Tourism, Mexico's third-largest source of revenue, has declined steadily since an outbreak of the H1N1 flu was first discovered in Mexico in April.

In addition to a global recession that has affected travel everywhere, tourists had already been wary of going to Mexico because of violence that has seen more than 11,000 people killed since President Felipe Calderon came into office in December 2006.

The Mexican government said earlier this month that the tourism downfall has already cost the nation up to $300 million and some analysts say that figure is sure to climb.

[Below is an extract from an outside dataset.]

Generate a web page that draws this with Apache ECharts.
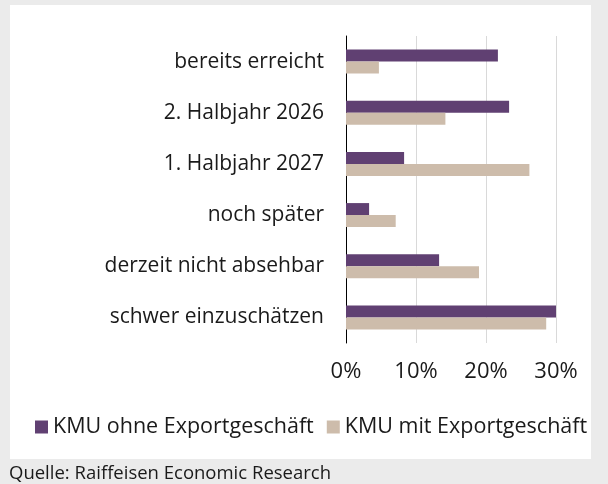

The H1N1 outbreak also caused revenue shortfalls because the government closed bars, restaurants and many other public places at the height of the epidemic this spring.

As a result of all these circumstances, tax revenues have taken a hit.

"The big problem in economic decline in both Quarter 1 and Quarter 2 has been much lower tax revenues," Benton said. "When you are not producing or you are firing people, you don't have taxes."

For example, Purcell said, the taxes that Mexico's state-owned Pemex oil company pays to the government have fallen by up to 40 percent.

Mexican officials see hope on the horizon, however.

"In June of this year, the economy probably stabilized or touched bottom, and ... we'll start to see a recovery in the next quarter," Deputy Finance Minister Alejandro Werner told the Wall Street Journal.

Purcell said Mexico could help itself by adopting labor and tax reforms and modernizing its energy policy. For example, she said, Mexico's labor laws make it difficult to fire unproductive employees and Pemex has not been aggressively pursuing other oil fields to replace Cantarell.

She doesn't see that happening, particularly since Calderon's PAN political party suffered a drubbing in last month's midterm elections and no longer controls Congress.

Mexico's economic problems, she said, are "a combination of bad luck, bad planning and a stalemated political system."